Widening the appeal of IRI beyond variable annuities to include fixed, indexed and income annuities, IRI pulled more organizations into its sphere of influence. That strategy is expected to continue after Weatherford leaves IRI in December 2018.
Fixed indexed annuities, which generated record sales of $58 billion last year, helped IRI as new annuity companies joined the organization.
Broadening the Base
For IRI, the issue is no longer one of defending the narrow interests of variable annuity manufacturers and sellers. Instead, the issue is promoting interests connected to generating retirement income to a nation of baby boomers losing their defined benefit plans.
Speaking to an insured retirement should receive a receptive audience. Dropping the word “annuities” from IRI’s title altogether may have been the organization’s ultimate masterstroke, given the perceptions people still carry about annuities
Thousands of baby boomers turn 65 every day, and nearly 46 percent of them have no retirement savings, according to the IRI’s 2017 report on the baby boom generation. As a result, industry experts say retirement underfunding is quietly reaching a crisis point.
As many as 85 percent of baby boomers say it is important to have a source of guaranteed lifetime income, according to IRI's report. But only 8 percent of boomers said they would even consider an annuity.

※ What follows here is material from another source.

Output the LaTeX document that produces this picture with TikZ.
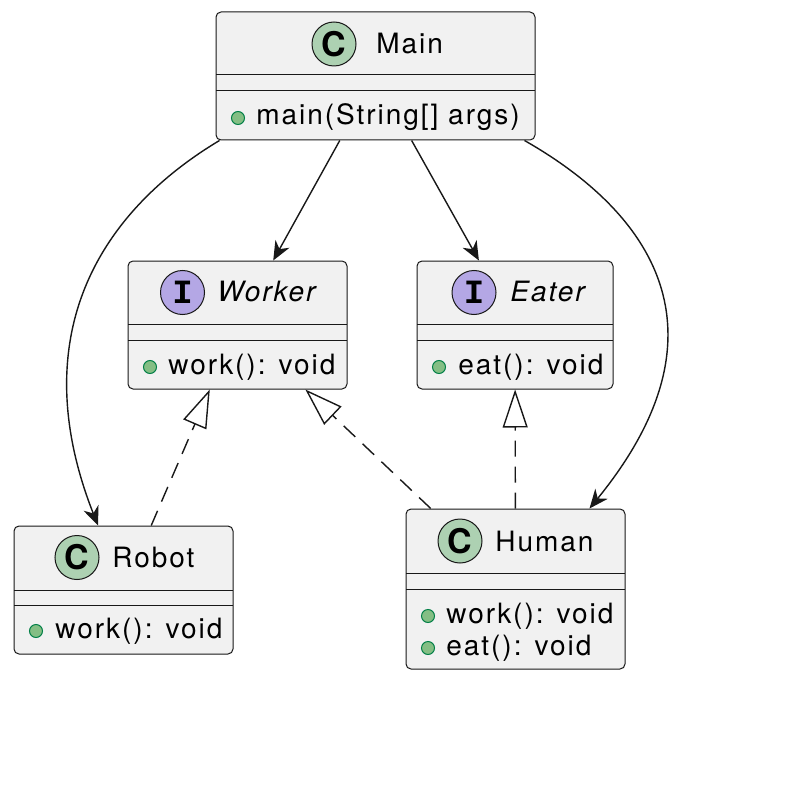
\documentclass[tikz,border=0pt]{standalone}
\usepackage{fontspec}
\setmainfont{TeX Gyre Heros}[LetterSpace=7]
\setmonofont{Liberation Mono}
\usepackage{tikz}
\usetikzlibrary{arrows.meta}

\definecolor{boxfill}{HTML}{F1F1F1}
\definecolor{boxline}{HTML}{181818}
\definecolor{classbadge}{HTML}{ADD1B2}
\definecolor{ifacebadge}{HTML}{B4A7E5}
\definecolor{dotfill}{HTML}{84BE84}
\definecolor{dotline}{HTML}{038048}

\begin{document}
\begin{tikzpicture}[x=0.5pt, y=-0.5pt,
        font=\fontsize{14}{16}\selectfont,
        classbox/.style={draw=boxline, fill=boxfill, line width=0.5pt, rounded corners=2.5pt, inner sep=0pt, minimum height=64pt},
        badge/.style={circle, draw=boxline, line width=0.5pt, minimum size=22pt, inner sep=0pt, font=\fontsize{17}{17}\selectfont\bfseries},
        txt/.style={anchor=base west, inner sep=0pt},
        pub/.style={circle, draw=dotline, fill=dotfill, line width=0.5pt, minimum size=6.5pt, inner sep=0pt},
        dep/.style={-{Stealth[length=9.5pt, width=8pt, inset=3pt]}, line width=0.7pt, draw=boxline},
        real/.style={-{Triangle[open, fill=white, length=19pt, width=12.5pt]}, line width=0.7pt, draw=boxline, dash pattern=on 8pt off 5pt}]
    \fill[white] (0,0) rectangle (790,802);

    % classes
    \node[classbox, minimum width=159.5pt] (main) at (375.5,76) {};
    \node[classbox, minimum width=109.5pt] (worker) at (237.5,325) {};
    \node[classbox, minimum width=98pt] (eater) at (515,325) {};
    \node[classbox, minimum width=109.5pt] (robot) at (123.5,590) {};
    \node[classbox, minimum width=109.5pt, minimum height=80pt] (human) at (515.5,589) {};

    \draw[boxline, line width=0.5pt] (216,75) -- (535,75) (216,91) -- (535,91);
    \draw[boxline, line width=0.5pt] (128,324) -- (347,324) (128,340) -- (347,340);
    \draw[boxline, line width=0.5pt] (417,324) -- (613,324) (417,340) -- (613,340);
    \draw[boxline, line width=0.5pt] (14,590) -- (233,590) (14,605) -- (233,605);
    \draw[boxline, line width=0.5pt] (406,573) -- (625,573) (406,589) -- (625,589);

    % headers
    \node[badge, fill=classbadge] (mainC) at (334,44) {C};
    \node[txt] (mainT) at (376,54) {Main};
    \node[badge, fill=ifacebadge] (workerI) at (182.5,292.5) {\ttfamily I};
    \node[txt] (workerT) at (217,301) {\itshape Worker};
    \node[badge, fill=ifacebadge] (eaterI) at (474,292.5) {\ttfamily I};
    \node[txt] (eaterT) at (510,301) {\itshape Eater};
    \node[badge, fill=classbadge] (robotC) at (77,557.5) {C};
    \node[txt] (robotT) at (112,567) {Robot};
    \node[badge, fill=classbadge] (humanC) at (460,541) {C};
    \node[txt] (humanT) at (495,551) {Human};

    % methods
    \node[pub] (mainD) at (238,118) {};
    \node[txt] (mainM) at (256,125) {main(String[] args)};
    \node[pub] (workerD) at (150,367) {};
    \node[txt] (workerM) at (168,374) {work(): void};
    \node[pub] (eaterD) at (439,367) {};
    \node[txt] (eaterM) at (458,374) {eat(): void};
    \node[pub] (robotD) at (36,631) {};
    \node[txt] (robotM) at (55,638) {work(): void};
    \node[pub] (humanD1) at (428,616) {};
    \node[txt] (humanM1) at (446,623) {work(): void};
    \node[pub] (humanD2) at (428,648) {};
    \node[txt] (humanM2) at (446,655) {eat(): void};

    % links
    \draw[dep] (main) -- (worker);
    \draw[dep] (main) -- (eater);
    \draw[dep] ([xshift=2pt]main.south west) .. controls (95,215) and (25,340) .. ([xshift=-12.75pt]robot.north);
    \draw[dep] ([xshift=-5.5pt]main.south east) .. controls (650,212) and (735,330) .. ([xshift=37pt]human.north);
    \draw[real] (robot) -- (worker);
    \draw[real] (human) -- (worker);
    \draw[real] (human) -- (eater);
\end{tikzpicture}
\end{document}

“Educating the public as to the benefits of an annuity is a top priority for IRI,” Weatherford said. “For that reason, we lead the National Retirement Planning Coalition (NRPC) and offer a wide variety of consumer resources available for free on the internet.”

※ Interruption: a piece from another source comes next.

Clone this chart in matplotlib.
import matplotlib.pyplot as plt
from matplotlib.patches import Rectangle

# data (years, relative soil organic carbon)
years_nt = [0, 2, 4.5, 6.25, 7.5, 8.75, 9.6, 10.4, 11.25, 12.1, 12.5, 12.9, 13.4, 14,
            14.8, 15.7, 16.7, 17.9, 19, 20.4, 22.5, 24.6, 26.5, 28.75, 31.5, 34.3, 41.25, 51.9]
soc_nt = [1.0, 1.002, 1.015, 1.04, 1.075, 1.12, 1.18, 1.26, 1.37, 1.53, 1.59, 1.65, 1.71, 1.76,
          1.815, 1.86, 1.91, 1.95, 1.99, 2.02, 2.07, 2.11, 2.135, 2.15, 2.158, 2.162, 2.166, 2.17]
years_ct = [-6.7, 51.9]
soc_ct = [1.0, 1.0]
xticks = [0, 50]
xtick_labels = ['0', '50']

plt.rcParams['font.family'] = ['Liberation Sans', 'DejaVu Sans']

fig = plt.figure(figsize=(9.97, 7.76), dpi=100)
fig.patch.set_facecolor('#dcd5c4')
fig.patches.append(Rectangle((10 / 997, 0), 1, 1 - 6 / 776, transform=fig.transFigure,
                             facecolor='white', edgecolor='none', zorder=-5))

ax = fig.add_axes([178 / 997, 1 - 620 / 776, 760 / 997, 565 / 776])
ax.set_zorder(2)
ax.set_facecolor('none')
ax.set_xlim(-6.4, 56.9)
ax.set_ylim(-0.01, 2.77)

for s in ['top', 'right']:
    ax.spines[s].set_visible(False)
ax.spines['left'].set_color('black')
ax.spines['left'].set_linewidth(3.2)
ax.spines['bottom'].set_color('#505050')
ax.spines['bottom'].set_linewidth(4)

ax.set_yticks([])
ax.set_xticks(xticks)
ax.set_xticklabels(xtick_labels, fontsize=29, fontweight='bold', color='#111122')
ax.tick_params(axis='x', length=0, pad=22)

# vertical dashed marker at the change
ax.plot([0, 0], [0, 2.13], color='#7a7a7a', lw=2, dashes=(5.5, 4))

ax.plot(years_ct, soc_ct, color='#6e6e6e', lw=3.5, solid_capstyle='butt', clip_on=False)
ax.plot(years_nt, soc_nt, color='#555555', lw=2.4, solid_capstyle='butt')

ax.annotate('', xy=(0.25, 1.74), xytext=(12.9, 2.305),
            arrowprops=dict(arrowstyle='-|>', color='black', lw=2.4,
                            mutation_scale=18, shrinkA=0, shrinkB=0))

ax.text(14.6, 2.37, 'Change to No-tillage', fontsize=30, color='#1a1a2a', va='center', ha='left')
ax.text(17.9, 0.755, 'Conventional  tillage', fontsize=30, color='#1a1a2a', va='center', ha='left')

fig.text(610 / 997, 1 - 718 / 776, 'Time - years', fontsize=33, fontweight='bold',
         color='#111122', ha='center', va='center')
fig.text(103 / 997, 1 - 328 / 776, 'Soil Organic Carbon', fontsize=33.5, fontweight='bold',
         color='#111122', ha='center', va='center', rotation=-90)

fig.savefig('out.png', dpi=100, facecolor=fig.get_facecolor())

VAs Dominant – Until the Tide Turned
In 2011, the industry sold a record $159 billion worth of variable annuities. Variable annuities had outsold fixed annuity industry every year since at least 1999.
Leading up to the 2008 financial crisis, variable annuity sellers thought nothing of income guarantees paying up to 7 percent or 8 percent for life on their products. Companies were engaged in an arms race to pay annuitants even more.
That year, when overall annuity sales reached a record of $265 billion, variable annuity sales crushed fixed annuities, sales of which registered only $109 billion.
It wasn’t long before the tide turned.
By then IRI had long ditched its variable annuity title and was speaking to insured retirement strategies offered by banks, asset managers, broker/dealers, distributors and financial advisors.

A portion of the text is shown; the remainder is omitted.